Sleep quality can predict mental health in pregnant women

Pregnant lady

Sleep disturbance are common in women, in particular during pregnancy. A European research shows that 75% of pregnant women have poor sleep and require a nap during the day.

Sleep problems are a risk factor of bad pregnancy outcomes. For instance, poor sleep is related to prolonged labor, postnatal depression, and an increased risk of cesarean delivery.

However, sleep disturbance not only influences giving birth, but also affect health-related quality of life during pregnancy, reported by a study newly published in International Journal of Nursing Studies.

Researchers recruited 164 pregnant women. Each completed two questionnaires in their 1st, 2nd, and 3rd trimester. One questionnaire was about sleep quality, sleep duration, sleep disturbances, use of sleep medication, and daytime dysfunctions. The other questionnaire was about physical and mental health.

Participants also wore a wrist actigraphy unit for 7 days each trimester to monitor their sleep. Actigraphy is a non-invasive method of monitoring human rest/activity cycles. The movements of antigraph unit are recorded and can be analyzed on computers.

Researchers found that 39% of women had a sleep efficiency < 85% by actigraphy and 24% of women showed low sleep quality. Low sleep efficiency means staying in bed but not asleep.

In the 1st trimester, more daytime sleep time and better sleep quality were associated with better physical health in pregnant women.

In the 2nd trimester, higher sleep efficiency and better sleep quality were associated with better mental health in pregnant women.
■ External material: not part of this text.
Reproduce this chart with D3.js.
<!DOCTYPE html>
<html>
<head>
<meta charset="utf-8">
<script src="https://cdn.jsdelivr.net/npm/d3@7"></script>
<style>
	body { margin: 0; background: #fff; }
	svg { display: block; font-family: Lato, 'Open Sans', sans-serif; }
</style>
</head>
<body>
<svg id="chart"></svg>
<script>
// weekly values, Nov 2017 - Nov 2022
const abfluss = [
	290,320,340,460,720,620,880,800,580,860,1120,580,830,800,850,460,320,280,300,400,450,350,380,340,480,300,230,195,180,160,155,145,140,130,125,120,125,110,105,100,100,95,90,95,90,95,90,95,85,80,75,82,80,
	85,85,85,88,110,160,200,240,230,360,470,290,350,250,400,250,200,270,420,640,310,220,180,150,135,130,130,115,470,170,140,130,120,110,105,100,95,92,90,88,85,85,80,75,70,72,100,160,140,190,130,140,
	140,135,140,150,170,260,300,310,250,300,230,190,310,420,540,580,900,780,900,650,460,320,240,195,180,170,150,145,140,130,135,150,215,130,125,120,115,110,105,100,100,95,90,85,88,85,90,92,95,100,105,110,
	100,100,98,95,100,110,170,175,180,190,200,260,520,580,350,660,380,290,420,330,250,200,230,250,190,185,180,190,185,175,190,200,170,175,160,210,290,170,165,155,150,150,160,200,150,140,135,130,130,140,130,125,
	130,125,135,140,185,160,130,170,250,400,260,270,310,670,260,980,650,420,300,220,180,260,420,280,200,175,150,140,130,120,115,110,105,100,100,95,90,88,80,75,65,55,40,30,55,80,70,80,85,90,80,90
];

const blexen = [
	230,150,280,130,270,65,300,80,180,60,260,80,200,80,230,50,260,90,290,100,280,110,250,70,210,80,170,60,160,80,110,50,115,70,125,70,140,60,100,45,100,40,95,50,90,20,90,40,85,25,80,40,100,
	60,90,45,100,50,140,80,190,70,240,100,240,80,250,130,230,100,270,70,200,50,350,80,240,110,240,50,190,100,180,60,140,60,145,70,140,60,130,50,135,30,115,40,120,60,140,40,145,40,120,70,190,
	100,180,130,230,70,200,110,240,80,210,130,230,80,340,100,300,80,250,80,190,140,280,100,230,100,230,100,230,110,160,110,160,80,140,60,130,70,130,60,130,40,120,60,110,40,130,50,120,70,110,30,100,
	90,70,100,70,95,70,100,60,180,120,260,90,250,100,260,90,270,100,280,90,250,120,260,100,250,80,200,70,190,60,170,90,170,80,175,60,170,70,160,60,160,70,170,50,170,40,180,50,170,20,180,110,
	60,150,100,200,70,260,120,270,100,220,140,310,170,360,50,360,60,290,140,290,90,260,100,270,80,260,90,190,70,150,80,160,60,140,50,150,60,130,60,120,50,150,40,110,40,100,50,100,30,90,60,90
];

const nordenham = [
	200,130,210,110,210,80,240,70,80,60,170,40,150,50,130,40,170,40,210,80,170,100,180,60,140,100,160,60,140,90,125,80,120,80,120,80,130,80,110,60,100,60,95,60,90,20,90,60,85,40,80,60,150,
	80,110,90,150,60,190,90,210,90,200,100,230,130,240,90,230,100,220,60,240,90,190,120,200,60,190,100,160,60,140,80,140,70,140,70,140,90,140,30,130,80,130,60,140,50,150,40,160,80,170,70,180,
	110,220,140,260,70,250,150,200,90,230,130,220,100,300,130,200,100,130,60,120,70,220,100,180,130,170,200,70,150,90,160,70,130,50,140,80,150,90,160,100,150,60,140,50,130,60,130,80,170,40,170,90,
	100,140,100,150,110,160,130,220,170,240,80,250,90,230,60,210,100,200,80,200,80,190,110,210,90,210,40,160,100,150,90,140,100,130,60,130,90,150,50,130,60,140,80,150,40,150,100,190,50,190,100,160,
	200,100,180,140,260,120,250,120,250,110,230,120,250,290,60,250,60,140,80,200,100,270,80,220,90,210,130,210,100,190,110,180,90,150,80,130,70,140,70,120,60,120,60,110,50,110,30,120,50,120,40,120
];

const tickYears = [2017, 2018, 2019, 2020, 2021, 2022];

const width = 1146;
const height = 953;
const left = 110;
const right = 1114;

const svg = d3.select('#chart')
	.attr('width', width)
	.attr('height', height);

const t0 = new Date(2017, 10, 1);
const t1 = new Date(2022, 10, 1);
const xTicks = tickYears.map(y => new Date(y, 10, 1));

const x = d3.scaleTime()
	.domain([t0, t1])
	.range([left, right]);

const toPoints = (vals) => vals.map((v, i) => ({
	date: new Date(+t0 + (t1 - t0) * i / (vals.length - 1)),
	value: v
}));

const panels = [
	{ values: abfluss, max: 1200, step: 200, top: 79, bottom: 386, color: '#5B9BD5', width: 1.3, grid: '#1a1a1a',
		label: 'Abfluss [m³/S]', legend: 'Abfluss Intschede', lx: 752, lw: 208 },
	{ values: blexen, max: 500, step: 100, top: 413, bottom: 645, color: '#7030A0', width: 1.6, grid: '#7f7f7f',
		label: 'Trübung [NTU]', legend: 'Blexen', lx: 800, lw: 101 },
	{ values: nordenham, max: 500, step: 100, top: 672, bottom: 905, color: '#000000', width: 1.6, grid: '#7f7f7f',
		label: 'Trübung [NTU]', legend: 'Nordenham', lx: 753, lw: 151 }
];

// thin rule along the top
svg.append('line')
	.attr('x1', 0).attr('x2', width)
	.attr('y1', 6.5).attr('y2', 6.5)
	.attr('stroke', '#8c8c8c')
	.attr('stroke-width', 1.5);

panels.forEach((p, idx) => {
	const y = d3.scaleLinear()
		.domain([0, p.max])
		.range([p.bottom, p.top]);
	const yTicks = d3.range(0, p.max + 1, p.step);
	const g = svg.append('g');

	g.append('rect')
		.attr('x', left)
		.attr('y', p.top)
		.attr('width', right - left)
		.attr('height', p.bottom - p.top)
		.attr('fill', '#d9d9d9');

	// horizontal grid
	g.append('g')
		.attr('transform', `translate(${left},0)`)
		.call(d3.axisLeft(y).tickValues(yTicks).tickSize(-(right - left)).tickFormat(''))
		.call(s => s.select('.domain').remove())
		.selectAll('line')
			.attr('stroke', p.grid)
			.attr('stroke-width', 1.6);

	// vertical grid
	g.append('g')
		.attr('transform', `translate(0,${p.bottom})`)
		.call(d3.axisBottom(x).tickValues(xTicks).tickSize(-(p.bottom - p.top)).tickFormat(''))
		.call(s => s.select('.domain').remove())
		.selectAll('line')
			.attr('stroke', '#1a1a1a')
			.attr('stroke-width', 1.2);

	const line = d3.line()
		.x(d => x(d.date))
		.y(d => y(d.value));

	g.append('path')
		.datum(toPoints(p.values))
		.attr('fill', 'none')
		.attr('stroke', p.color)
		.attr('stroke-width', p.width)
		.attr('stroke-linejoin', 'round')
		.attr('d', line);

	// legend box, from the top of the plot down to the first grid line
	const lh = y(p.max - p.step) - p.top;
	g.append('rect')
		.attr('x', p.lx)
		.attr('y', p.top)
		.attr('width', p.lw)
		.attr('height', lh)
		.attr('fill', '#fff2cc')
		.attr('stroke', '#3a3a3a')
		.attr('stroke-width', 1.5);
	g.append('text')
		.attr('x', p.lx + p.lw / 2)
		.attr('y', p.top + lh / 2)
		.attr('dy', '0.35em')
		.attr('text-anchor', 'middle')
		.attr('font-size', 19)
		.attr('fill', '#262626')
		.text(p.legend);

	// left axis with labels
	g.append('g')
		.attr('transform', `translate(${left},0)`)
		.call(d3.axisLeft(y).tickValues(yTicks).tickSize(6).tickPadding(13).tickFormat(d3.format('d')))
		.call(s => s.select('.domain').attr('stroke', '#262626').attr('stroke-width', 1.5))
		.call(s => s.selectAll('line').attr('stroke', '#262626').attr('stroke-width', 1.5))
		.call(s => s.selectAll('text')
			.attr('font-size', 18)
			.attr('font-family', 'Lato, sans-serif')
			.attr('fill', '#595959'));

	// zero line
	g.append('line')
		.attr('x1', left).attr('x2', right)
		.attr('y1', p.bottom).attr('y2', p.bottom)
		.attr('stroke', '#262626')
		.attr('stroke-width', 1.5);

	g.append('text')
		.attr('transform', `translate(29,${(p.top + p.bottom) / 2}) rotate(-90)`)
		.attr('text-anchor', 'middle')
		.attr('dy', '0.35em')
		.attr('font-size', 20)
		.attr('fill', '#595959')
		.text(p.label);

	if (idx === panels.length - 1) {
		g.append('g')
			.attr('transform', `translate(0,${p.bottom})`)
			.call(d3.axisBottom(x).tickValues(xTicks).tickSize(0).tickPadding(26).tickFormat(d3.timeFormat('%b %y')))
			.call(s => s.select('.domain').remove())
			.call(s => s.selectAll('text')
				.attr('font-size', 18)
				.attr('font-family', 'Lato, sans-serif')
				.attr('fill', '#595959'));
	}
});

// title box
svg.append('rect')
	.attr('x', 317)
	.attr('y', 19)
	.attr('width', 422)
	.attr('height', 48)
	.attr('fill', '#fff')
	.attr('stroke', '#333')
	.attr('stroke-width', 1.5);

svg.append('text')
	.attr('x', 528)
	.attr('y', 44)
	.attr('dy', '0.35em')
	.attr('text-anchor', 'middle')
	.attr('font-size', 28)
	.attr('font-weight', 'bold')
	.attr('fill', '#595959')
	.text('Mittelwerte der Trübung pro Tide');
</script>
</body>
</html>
In the 3rd trimester, more nighttime sleep time and better sleep quality were associated with better mental health in pregnant women.

Longitudinally, total nighttime sleep time in the 1st trimester and sleep quality could predict mental health in the 2nd and 3rd trimester.

Researchers suggest that adequate sleep is essential for women at all pregnancy stages. Furthermore, enough sleep time and high sleep quality in an early stage is important for good mental health in later stages of pregnancy.

Citation: Tsai SY, Lee PL, Lin JW, Lee CN. (2016). Cross-sectional and longitudinal associations between sleep and health-related quality of life in pregnant women: A prospective observational study. International Journal of Nursing Studies, 56: 45-53. doi: 10.1016/j.ijnurstu.2016.01.001.